Do changes have to be in writing?

Agreed changes don't necessarily have to be in writing, but if they alter the terms explained in your 'written statement of employment particulars', your employer must give you a written statement showing what has changed, within a month of the change.

Flexibility clauses

Your contract may include 'flexibility' clauses, which give your employer the right to change certain conditions (for example, shift patterns) or a 'mobility clause', allowing changes to your job location.

A flexibility clause that is vaguely worded (for example, 'the employer reserves the right to change terms from time to time') cannot be used to bring in totally absurd changes. This is because there's an 'implied term of mutual trust and confidence' in all contracts that requires the employer not to act completely unreasonably.

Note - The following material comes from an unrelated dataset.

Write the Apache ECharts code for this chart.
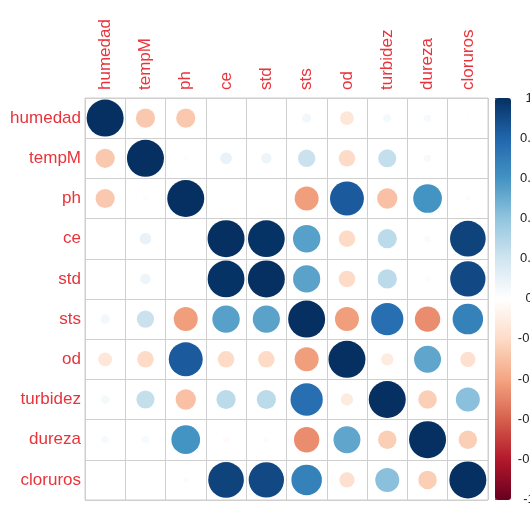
<!DOCTYPE html>
<html><head><meta charset="utf-8">
<script src="https://cdn.jsdelivr.net/npm/echarts@6/dist/echarts.min.js"></script>
<style>html,body{margin:0;padding:0;background:#fff}#c{width:530px;height:506px}</style>
</head><body><div id="c"></div>
<script>
const variables = ['humedad','tempM','ph','ce','std','sts','od','turbidez','dureza','cloruros'];
const humedad  = [1.00,-0.27,-0.27, 0.01, 0.01, 0.06,-0.14, 0.05, 0.04, 0.01];
const tempM    = [-0.27,1.00, 0.02, 0.10, 0.08, 0.22,-0.20, 0.24, 0.04, 0.01];
const ph       = [-0.27,0.02, 1.00, 0.00, 0.00,-0.42, 0.84,-0.30, 0.60,-0.02];
const ce       = [0.01, 0.10, 0.00, 1.00, 0.99, 0.55,-0.20, 0.27,-0.03, 0.93];
const std      = [0.01, 0.08, 0.00, 0.99, 1.00, 0.54,-0.20, 0.27, 0.02, 0.91];
const sts      = [0.06, 0.22,-0.42, 0.55, 0.54, 1.00,-0.42, 0.76,-0.47, 0.68];
const od       = [-0.14,-0.20,0.84,-0.20,-0.20,-0.42, 1.00,-0.11, 0.53,-0.17];
const turbidez = [0.05, 0.24,-0.30, 0.27, 0.27, 0.76,-0.11, 1.00,-0.25, 0.42];
const dureza   = [0.04, 0.04, 0.60,-0.03, 0.02,-0.47, 0.53,-0.25, 1.00,-0.25];
const cloruros = [0.01, 0.01,-0.02, 0.93, 0.91, 0.68,-0.17, 0.42,-0.25, 1.00];
const matrix = [humedad,tempM,ph,ce,std,sts,od,turbidez,dureza,cloruros];
const colorbarTicks = [-1,-0.8,-0.6,-0.4,-0.2,0,0.2,0.4,0.6,0.8,1];

const data = [];
matrix.forEach((row, i) => row.forEach((v, j) => data.push([j, i, v])));

const palette = ['#67001F','#B2182B','#D6604D','#F4A582','#FDDBC7','#FFFFFF','#D1E5F0','#92C5DE','#4393C3','#2166AC','#053061'];
const labelRed = '#E8333A';
const chart = echarts.init(document.getElementById('c'), null, {renderer:'canvas'});
chart.setOption({
  animation:false,
  backgroundColor:'#fff',
  grid:[
    {left:85, top:98, width:403, height:402, show:true, borderColor:'#cfcfcf', borderWidth:1},
    {left:495, top:98, width:16, height:402, show:false}
  ],
  xAxis:[
    {type:'category', data:variables, position:'top', gridIndex:0,
     axisLine:{show:false}, axisTick:{show:false},
     axisLabel:{rotate:-90, color:labelRed, fontSize:17, fontFamily:'Liberation Sans, Arial', margin:8},
     splitLine:{show:true, interval:0, lineStyle:{color:'#cfcfcf', width:1}}},
    {type:'value', gridIndex:1, show:false, min:0, max:1}
  ],
  yAxis:[
    {type:'category', data:variables, inverse:true, gridIndex:0,
     axisLine:{show:false}, axisTick:{show:false},
     axisLabel:{color:labelRed, fontSize:17, fontFamily:'Liberation Sans, Arial', margin:4},
     splitLine:{show:true, interval:0, lineStyle:{color:'#cfcfcf', width:1}}},
    {type:'value', gridIndex:1, position:'right', min:colorbarTicks[0], max:colorbarTicks[colorbarTicks.length-1], interval:0.2,
     axisLine:{show:false}, axisTick:{show:true, length:3, lineStyle:{color:'#555'}},
     splitLine:{show:false},
     axisLabel:{color:'#222', fontSize:13, fontFamily:'Liberation Sans, Arial', margin:30, align:'center'}}
  ],
  visualMap:{
    type:'continuous', min:-1, max:1, seriesIndex:0, calculable:false,
    orient:'vertical', left:495, top:98, itemWidth:16, itemHeight:402,
    padding:0, text:null, showLabel:false, hoverLink:false,
    inRange:{color:palette}
  },
  series:[{
    type:'scatter', xAxisIndex:0, yAxisIndex:0, data:data,
    symbol:'circle',
    symbolSize: v => 37*Math.sqrt(Math.abs(v[2])),
    itemStyle:{opacity:1}
  }]
});
</script></body></html>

If your employer is bought by another company, or moves to a new location, your existing terms and conditions should continue, although the new owners should give you an amended written statement in their name.

What to do if you want to change your contract

If you want to make a change, speak to your employer and explain why. You can't insist on making changes unless they're covered by a statutory right (for example, opting out of Sunday working or the 48-hour week). You might be able to apply to change your hours under flexible working rights.

If your employer wants to change your contract

If your employer wants to make changes, they should consult you or your representative (for example, a trade union official), explain the reasons, and listen to alternative ideas. If your employer changes your contract without your agreement you can treat the change as a breach of contract. On the basis of a breach of contract you can approach the normal courts as well as an Employment Tribunal (Industrial Tribunal in Northern Ireland).

For more information, see our 'Breach of contract' section.

Changes can be agreed directly between you and your employer, or through a 'collective agreement' between your employer and a trade union. This might be allowed by your contract even if you're not a union member.